Dataset rows:
***

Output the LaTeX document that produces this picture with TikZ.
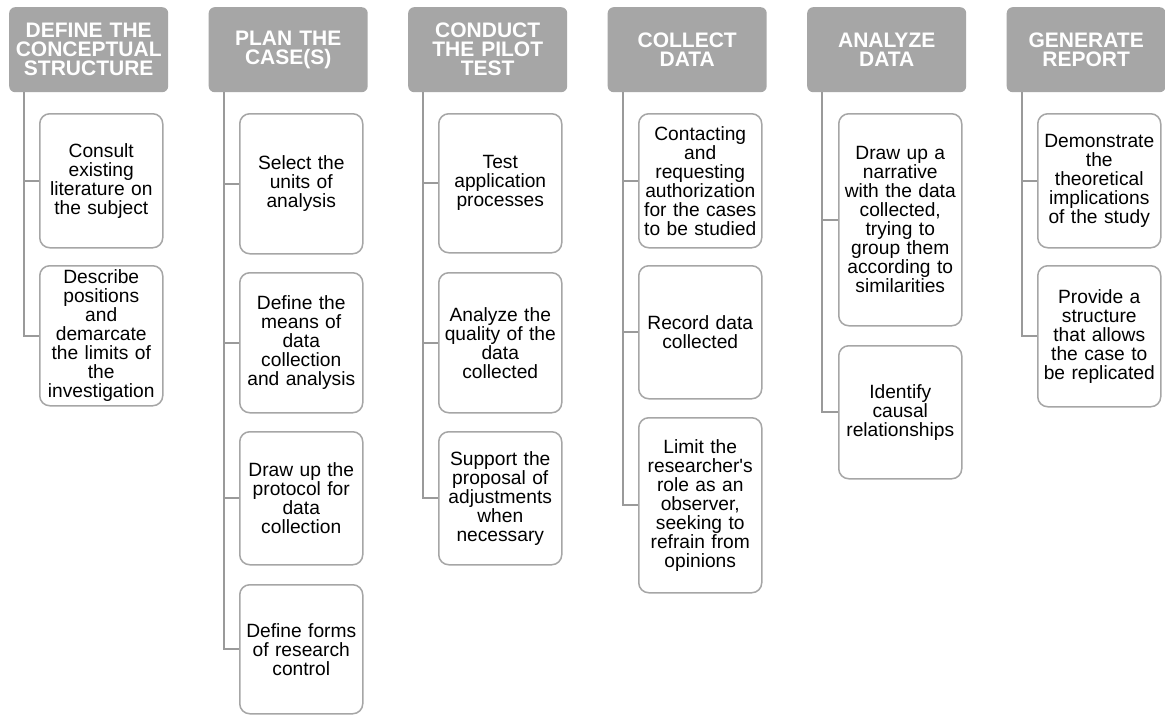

***

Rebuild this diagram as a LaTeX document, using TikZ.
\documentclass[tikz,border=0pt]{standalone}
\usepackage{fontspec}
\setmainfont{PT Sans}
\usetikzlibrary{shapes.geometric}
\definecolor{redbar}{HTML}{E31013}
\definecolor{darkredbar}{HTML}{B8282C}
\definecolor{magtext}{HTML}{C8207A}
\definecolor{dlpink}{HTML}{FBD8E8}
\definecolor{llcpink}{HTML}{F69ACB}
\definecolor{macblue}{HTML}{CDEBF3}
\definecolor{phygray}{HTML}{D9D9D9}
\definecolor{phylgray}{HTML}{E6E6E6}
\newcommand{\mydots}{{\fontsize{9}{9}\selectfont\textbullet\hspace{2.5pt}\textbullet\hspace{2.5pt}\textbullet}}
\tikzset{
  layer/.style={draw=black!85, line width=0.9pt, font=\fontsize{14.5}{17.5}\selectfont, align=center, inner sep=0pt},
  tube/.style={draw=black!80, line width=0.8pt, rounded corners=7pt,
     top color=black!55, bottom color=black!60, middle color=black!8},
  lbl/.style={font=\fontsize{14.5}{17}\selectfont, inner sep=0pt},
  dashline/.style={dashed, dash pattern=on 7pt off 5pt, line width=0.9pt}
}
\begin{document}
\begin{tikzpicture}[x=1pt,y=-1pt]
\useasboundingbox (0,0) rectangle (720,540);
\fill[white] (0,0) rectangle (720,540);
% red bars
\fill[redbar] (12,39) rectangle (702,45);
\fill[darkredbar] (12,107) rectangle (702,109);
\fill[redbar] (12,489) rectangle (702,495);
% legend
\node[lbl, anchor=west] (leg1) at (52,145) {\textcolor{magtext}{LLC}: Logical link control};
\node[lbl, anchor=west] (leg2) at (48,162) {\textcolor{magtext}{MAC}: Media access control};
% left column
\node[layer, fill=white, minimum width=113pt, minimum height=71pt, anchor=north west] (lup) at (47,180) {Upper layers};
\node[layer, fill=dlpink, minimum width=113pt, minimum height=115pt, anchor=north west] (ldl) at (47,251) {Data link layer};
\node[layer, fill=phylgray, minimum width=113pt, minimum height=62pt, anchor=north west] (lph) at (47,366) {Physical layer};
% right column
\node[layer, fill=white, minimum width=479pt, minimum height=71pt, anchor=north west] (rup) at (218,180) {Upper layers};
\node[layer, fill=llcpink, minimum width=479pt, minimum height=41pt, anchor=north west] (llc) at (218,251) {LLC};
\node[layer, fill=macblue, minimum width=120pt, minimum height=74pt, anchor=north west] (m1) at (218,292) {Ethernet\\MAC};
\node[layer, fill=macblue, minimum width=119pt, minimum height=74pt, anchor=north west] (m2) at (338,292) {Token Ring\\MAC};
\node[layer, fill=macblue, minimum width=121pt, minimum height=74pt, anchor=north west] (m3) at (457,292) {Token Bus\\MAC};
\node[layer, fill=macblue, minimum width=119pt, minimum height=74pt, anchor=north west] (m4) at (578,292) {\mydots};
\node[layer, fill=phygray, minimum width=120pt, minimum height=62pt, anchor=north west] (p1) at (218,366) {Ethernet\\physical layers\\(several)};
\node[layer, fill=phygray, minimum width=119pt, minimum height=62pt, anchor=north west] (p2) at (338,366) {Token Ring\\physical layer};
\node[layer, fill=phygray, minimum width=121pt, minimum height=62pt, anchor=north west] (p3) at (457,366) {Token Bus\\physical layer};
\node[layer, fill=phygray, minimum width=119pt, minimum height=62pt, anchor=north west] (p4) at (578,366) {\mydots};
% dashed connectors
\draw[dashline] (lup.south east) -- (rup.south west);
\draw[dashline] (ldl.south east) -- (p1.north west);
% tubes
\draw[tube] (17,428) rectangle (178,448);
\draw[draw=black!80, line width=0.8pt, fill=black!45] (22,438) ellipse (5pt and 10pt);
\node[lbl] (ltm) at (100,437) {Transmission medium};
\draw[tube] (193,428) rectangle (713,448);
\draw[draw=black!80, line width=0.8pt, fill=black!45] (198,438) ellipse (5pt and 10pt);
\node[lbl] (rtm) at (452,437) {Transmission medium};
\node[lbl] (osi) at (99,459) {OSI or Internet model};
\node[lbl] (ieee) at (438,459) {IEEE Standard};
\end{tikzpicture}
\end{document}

***

What the task requires: How many of the lines above include the word "LaTeX"? Respond with the number alone.

Response to the task: 2